Task: Output the data word for word, dropping every image.

□ □ □ □

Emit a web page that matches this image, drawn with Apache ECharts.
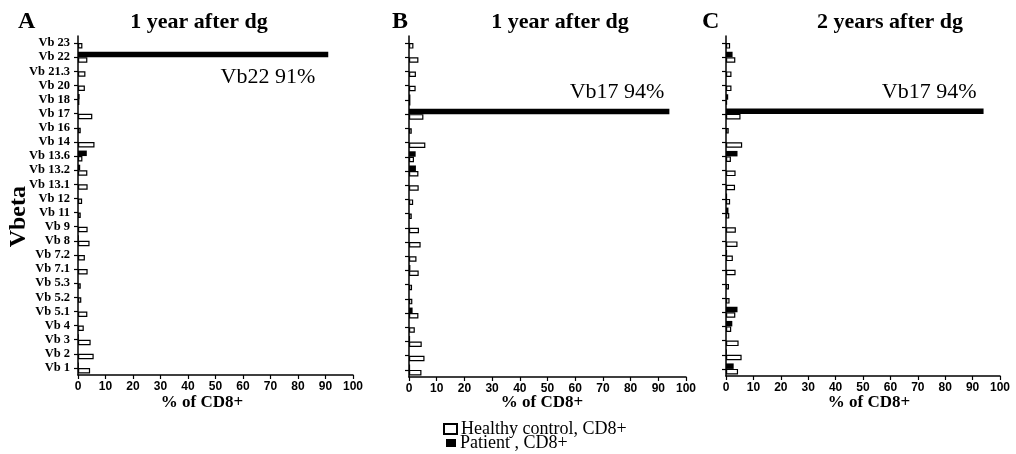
<!DOCTYPE html>
<html>
<head>
<meta charset="utf-8">
<title>Vbeta repertoire, CD8+</title>
<script src="https://cdn.jsdelivr.net/npm/echarts@6/dist/echarts.min.js"></script>
<style>
  html, body { margin: 0; padding: 0; background: #fff; }
  #chart { width: 1016px; height: 454px; }
</style>
</head>
<body>
<div id="chart"></div>
<script>
// Vbeta families, listed bottom to top along the category axis
const categories = ['Vb 1', 'Vb 2', 'Vb 3', 'Vb 4', 'Vb 5.1', 'Vb 5.2', 'Vb 5.3', 'Vb 7.1', 'Vb 7.2',
  'Vb 8', 'Vb 9', 'Vb 11', 'Vb 12', 'Vb 13.1', 'Vb 13.2', 'Vb 13.6', 'Vb 14', 'Vb 16', 'Vb 17',
  'Vb 18', 'Vb 20', 'Vb 21.3', 'Vb 22', 'Vb 23'];

// % of CD8+ cells per family
const controlA = [4.4, 5.7, 4.6, 2.1, 3.4, 1.2, 1.0, 3.5, 2.5, 4.2, 3.5, 1.0, 1.5, 3.5, 3.4, 1.6, 6.0, 1.0, 5.2, 0.5, 2.5, 2.7, 3.4, 1.6];
const patientA = [0.3, 0, 0.3, 0, 0, 0, 0, 0, 0, 0.3, 0, 0, 0, 0, 0.8, 3.2, 0, 0, 0, 0.6, 0, 0, 91, 0];

const controlB = [4.5, 5.6, 4.6, 2.1, 3.4, 1.2, 1.1, 3.5, 2.7, 4.2, 3.6, 1.0, 1.5, 3.5, 3.4, 1.8, 5.9, 1.0, 5.2, 0.5, 2.4, 2.5, 3.4, 1.6];
const patientB = [0.4, 0, 0.4, 0, 1.3, 0, 0, 0.5, 0, 0, 0, 0, 0, 0, 2.5, 2.4, 0, 0, 94, 0.5, 0, 0, 0, 0];

const controlC = [4.4, 5.7, 4.6, 1.9, 3.4, 1.3, 1.1, 3.5, 2.5, 4.2, 3.6, 1.2, 1.5, 3.3, 3.5, 1.8, 5.9, 1.0, 5.3, 0.4, 2.0, 2.0, 3.4, 1.5];
const patientC = [2.8, 0.3, 0, 2.3, 4.2, 0, 0, 0, 0.4, 0, 0, 0.9, 0.4, 0, 0, 4.2, 0, 0, 94, 0.8, 0, 0, 2.4, 0];

const panelLetters = ['A', 'B', 'C'];
const panelTitles = ['1 year after dg', '1 year after dg', '2 years after dg'];
const xTicks = [0, 10, 20, 30, 40, 50, 60, 70, 80, 90, 100];
const seriesNames = ['Healthy control, CD8+', 'Patient , CD8+'];
const valueAxisName = '% of CD8+';
const categoryAxisName = 'Vbeta';

const SERIF = '"Liberation Serif", "Times New Roman", serif';
const SANS = '"Liberation Sans", Arial, sans-serif';

const panels = [
  { control: controlA, patient: patientA, grid: { left: 78, right: 663, top: 36, bottom: 79 },
    letterX: 13, titleX: 194, axisNameX: 202,
    peakLabel: { pos: ['100%', '100%'], align: 'right', vAlign: 'top', offset: [-13, 9] } },
  { control: controlB, patient: patientB, grid: { left: 409, right: 330, top: 36, bottom: 77 },
    letterX: 387, titleX: 555, axisNameX: 542,
    peakLabel: { pos: ['100%', 0], align: 'right', vAlign: 'bottom', offset: [-5, -5] } },
  { control: controlC, patient: patientC, grid: { left: 726, right: 16, top: 36, bottom: 78 },
    letterX: 697, titleX: 885, axisNameX: 869,
    peakLabel: { pos: ['100%', 0], align: 'right', vAlign: 'bottom', offset: [-7, -5] } }
];

// The dominant clone in each panel gets a "family value%" label
function patientData(values, lab) {
  const peak = values.indexOf(Math.max(...values));
  return values.map((v, i) => {
    if (i !== peak) return v;
    return {
      value: v,
      label: {
        show: true,
        position: lab.pos,
        align: lab.align,
        verticalAlign: lab.vAlign,
        offset: lab.offset,
        formatter: () => categories[i].replace(' ', '') + ' ' + v + '%',
        fontFamily: SERIF,
        fontSize: 22,
        color: '#000'
      }
    };
  });
}

const grids = [], xAxes = [], yAxes = [], series = [], titles = [], graphics = [];

panels.forEach((p, k) => {
  grids.push(Object.assign({ containLabel: false }, p.grid));
  xAxes.push({
    type: 'value', gridIndex: k, min: 0, max: 100, interval: 10,
    axisLine: { show: true, lineStyle: { color: '#000', width: 1.5 } },
    axisTick: { show: true, length: 4, lineStyle: { color: '#000', width: 1.2 } },
    axisLabel: { fontFamily: SANS, fontWeight: 'bold', fontSize: 12, color: '#000', margin: 6,
      formatter: v => (xTicks.indexOf(v) >= 0 ? String(v) : '') },
    splitLine: { show: false }
  });
  yAxes.push({
    type: 'category', gridIndex: k, data: categories,
    axisLine: { show: true, lineStyle: { color: '#000', width: 1.5 } },
    axisTick: { show: true, alignWithLabel: true, interval: 0, length: 4, lineStyle: { color: '#000', width: 1.2 } },
    axisLabel: { show: k === 0, interval: 0, fontFamily: SERIF, fontWeight: 'bold', fontSize: 12.5, color: '#000', margin: 8 }
  });
  series.push({
    name: seriesNames[1], type: 'bar', xAxisIndex: k, yAxisIndex: k,
    data: patientData(p.patient, p.peakLabel),
    barWidth: 5.5, barGap: '0%',
    itemStyle: { color: '#000' },
    emphasis: { disabled: true }, animation: false
  });
  series.push({
    name: seriesNames[0], type: 'bar', xAxisIndex: k, yAxisIndex: k,
    data: p.control,
    barWidth: 5.5, barGap: '0%',
    itemStyle: { color: '#fff', borderColor: '#000', borderWidth: 1.2 },
    emphasis: { disabled: true }, animation: false
  });
  titles.push({
    text: panelLetters[k], left: p.letterX, top: 5,
    textStyle: { fontFamily: SERIF, fontWeight: 'bold', fontSize: 24, color: '#000' }
  });
  titles.push({
    text: panelTitles[k], left: p.titleX, top: 6, textAlign: 'center',
    textStyle: { fontFamily: SERIF, fontWeight: 'bold', fontSize: 22, color: '#000' }
  });
  // value-axis title under each panel
  graphics.push({
    type: 'text', x: p.axisNameX, y: 403,
    style: { text: valueAxisName, font: 'bold 17px ' + SERIF, fill: '#000',
      textAlign: 'center', textVerticalAlign: 'middle' }
  });
});

graphics.push({
  type: 'text', left: 7, top: 186, rotation: Math.PI / 2,
  style: { text: categoryAxisName, font: 'bold 24px ' + SERIF, fill: '#000' }
});

// One legend entry per row, stacked under the middle panel
const legendBase = {
  orient: 'vertical', icon: 'rect', selectedMode: false, padding: 0,
  textStyle: { fontFamily: SERIF, fontSize: 18, color: '#000', padding: [0, 0, 0, -1] }
};
const legends = [
  Object.assign({}, legendBase, { data: [seriesNames[0]], left: 443, top: 420, itemWidth: 13, itemHeight: 10 }),
  Object.assign({}, legendBase, { data: [seriesNames[1]], left: 446, top: 434, itemWidth: 10, itemHeight: 8 })
];

const chart = echarts.init(document.getElementById('chart'), null, { renderer: 'canvas' });
chart.setOption({
  backgroundColor: '#fff',
  animation: false,
  title: titles,
  grid: grids,
  xAxis: xAxes,
  yAxis: yAxes,
  series: series,
  legend: legends,
  graphic: graphics
});
</script>
</body>
</html>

□ □ □ □

Response to the exercise:
Emit a web page that matches this image, drawn with Apache ECharts.
<!DOCTYPE html>
<html>
<head>
<meta charset="utf-8">
<title>Vbeta repertoire, CD8+</title>
<script src="https://cdn.jsdelivr.net/npm/echarts@6/dist/echarts.min.js"></script>
<style>
  html, body { margin: 0; padding: 0; background: #fff; }
  #chart { width: 1016px; height: 454px; }
</style>
</head>
<body>
<div id="chart"></div>
<script>
// Vbeta families, listed bottom to top along the category axis
const categories = ['Vb 1', 'Vb 2', 'Vb 3', 'Vb 4', 'Vb 5.1', 'Vb 5.2', 'Vb 5.3', 'Vb 7.1', 'Vb 7.2',
  'Vb 8', 'Vb 9', 'Vb 11', 'Vb 12', 'Vb 13.1', 'Vb 13.2', 'Vb 13.6', 'Vb 14', 'Vb 16', 'Vb 17',
  'Vb 18', 'Vb 20', 'Vb 21.3', 'Vb 22', 'Vb 23'];

// % of CD8+ cells per family
const controlA = [4.4, 5.7, 4.6, 2.1, 3.4, 1.2, 1.0, 3.5, 2.5, 4.2, 3.5, 1.0, 1.5, 3.5, 3.4, 1.6, 6.0, 1.0, 5.2, 0.5, 2.5, 2.7, 3.4, 1.6];
const patientA = [0.3, 0, 0.3, 0, 0, 0, 0, 0, 0, 0.3, 0, 0, 0, 0, 0.8, 3.2, 0, 0, 0, 0.6, 0, 0, 91, 0];

const controlB = [4.5, 5.6, 4.6, 2.1, 3.4, 1.2, 1.1, 3.5, 2.7, 4.2, 3.6, 1.0, 1.5, 3.5, 3.4, 1.8, 5.9, 1.0, 5.2, 0.5, 2.4, 2.5, 3.4, 1.6];
const patientB = [0.4, 0, 0.4, 0, 1.3, 0, 0, 0.5, 0, 0, 0, 0, 0, 0, 2.5, 2.4, 0, 0, 94, 0.5, 0, 0, 0, 0];

const controlC = [4.4, 5.7, 4.6, 1.9, 3.4, 1.3, 1.1, 3.5, 2.5, 4.2, 3.6, 1.2, 1.5, 3.3, 3.5, 1.8, 5.9, 1.0, 5.3, 0.4, 2.0, 2.0, 3.4, 1.5];
const patientC = [2.8, 0.3, 0, 2.3, 4.2, 0, 0, 0, 0.4, 0, 0, 0.9, 0.4, 0, 0, 4.2, 0, 0, 94, 0.8, 0, 0, 2.4, 0];

const panelLetters = ['A', 'B', 'C'];
const panelTitles = ['1 year after dg', '1 year after dg', '2 years after dg'];
const xTicks = [0, 10, 20, 30, 40, 50, 60, 70, 80, 90, 100];
const seriesNames = ['Healthy control, CD8+', 'Patient , CD8+'];
const valueAxisName = '% of CD8+';
const categoryAxisName = 'Vbeta';

const SERIF = '"Liberation Serif", "Times New Roman", serif';
const SANS = '"Liberation Sans", Arial, sans-serif';

const panels = [
  { control: controlA, patient: patientA, grid: { left: 78, right: 663, top: 36, bottom: 79 },
    letterX: 13, titleX: 194, axisNameX: 202,
    peakLabel: { pos: ['100%', '100%'], align: 'right', vAlign: 'top', offset: [-13, 9] } },
  { control: controlB, patient: patientB, grid: { left: 409, right: 330, top: 36, bottom: 77 },
    letterX: 387, titleX: 555, axisNameX: 542,
    peakLabel: { pos: ['100%', 0], align: 'right', vAlign: 'bottom', offset: [-5, -5] } },
  { control: controlC, patient: patientC, grid: { left: 726, right: 16, top: 36, bottom: 78 },
    letterX: 697, titleX: 885, axisNameX: 869,
    peakLabel: { pos: ['100%', 0], align: 'right', vAlign: 'bottom', offset: [-7, -5] } }
];

// The dominant clone in each panel gets a "family value%" label
function patientData(values, lab) {
  const peak = values.indexOf(Math.max(...values));
  return values.map((v, i) => {
    if (i !== peak) return v;
    return {
      value: v,
      label: {
        show: true,
        position: lab.pos,
        align: lab.align,
        verticalAlign: lab.vAlign,
        offset: lab.offset,
        formatter: () => categories[i].replace(' ', '') + ' ' + v + '%',
        fontFamily: SERIF,
        fontSize: 22,
        color: '#000'
      }
    };
  });
}

const grids = [], xAxes = [], yAxes = [], series = [], titles = [], graphics = [];

panels.forEach((p, k) => {
  grids.push(Object.assign({ containLabel: false }, p.grid));
  xAxes.push({
    type: 'value', gridIndex: k, min: 0, max: 100, interval: 10,
    axisLine: { show: true, lineStyle: { color: '#000', width: 1.5 } },
    axisTick: { show: true, length: 4, lineStyle: { color: '#000', width: 1.2 } },
    axisLabel: { fontFamily: SANS, fontWeight: 'bold', fontSize: 12, color: '#000', margin: 6,
      formatter: v => (xTicks.indexOf(v) >= 0 ? String(v) : '') },
    splitLine: { show: false }
  });
  yAxes.push({
    type: 'category', gridIndex: k, data: categories,
    axisLine: { show: true, lineStyle: { color: '#000', width: 1.5 } },
    axisTick: { show: true, alignWithLabel: true, interval: 0, length: 4, lineStyle: { color: '#000', width: 1.2 } },
    axisLabel: { show: k === 0, interval: 0, fontFamily: SERIF, fontWeight: 'bold', fontSize: 12.5, color: '#000', margin: 8 }
  });
  series.push({
    name: seriesNames[1], type: 'bar', xAxisIndex: k, yAxisIndex: k,
    data: patientData(p.patient, p.peakLabel),
    barWidth: 5.5, barGap: '0%',
    itemStyle: { color: '#000' },
    emphasis: { disabled: true }, animation: false
  });
  series.push({
    name: seriesNames[0], type: 'bar', xAxisIndex: k, yAxisIndex: k,
    data: p.control,
    barWidth: 5.5, barGap: '0%',
    itemStyle: { color: '#fff', borderColor: '#000', borderWidth: 1.2 },
    emphasis: { disabled: true }, animation: false
  });
  titles.push({
    text: panelLetters[k], left: p.letterX, top: 5,
    textStyle: { fontFamily: SERIF, fontWeight: 'bold', fontSize: 24, color: '#000' }
  });
  titles.push({
    text: panelTitles[k], left: p.titleX, top: 6, textAlign: 'center',
    textStyle: { fontFamily: SERIF, fontWeight: 'bold', fontSize: 22, color: '#000' }
  });
  // value-axis title under each panel
  graphics.push({
    type: 'text', x: p.axisNameX, y: 403,
    style: { text: valueAxisName, font: 'bold 17px ' + SERIF, fill: '#000',
      textAlign: 'center', textVerticalAlign: 'middle' }
  });
});

graphics.push({
  type: 'text', left: 7, top: 186, rotation: Math.PI / 2,
  style: { text: categoryAxisName, font: 'bold 24px ' + SERIF, fill: '#000' }
});

// One legend entry per row, stacked under the middle panel
const legendBase = {
  orient: 'vertical', icon: 'rect', selectedMode: false, padding: 0,
  textStyle: { fontFamily: SERIF, fontSize: 18, color: '#000', padding: [0, 0, 0, -1] }
};
const legends = [
  Object.assign({}, legendBase, { data: [seriesNames[0]], left: 443, top: 420, itemWidth: 13, itemHeight: 10 }),
  Object.assign({}, legendBase, { data: [seriesNames[1]], left: 446, top: 434, itemWidth: 10, itemHeight: 8 })
];

const chart = echarts.init(document.getElementById('chart'), null, { renderer: 'canvas' });
chart.setOption({
  backgroundColor: '#fff',
  animation: false,
  title: titles,
  grid: grids,
  xAxis: xAxes,
  yAxis: yAxes,
  series: series,
  legend: legends,
  graphic: graphics
});
</script>
</body>
</html>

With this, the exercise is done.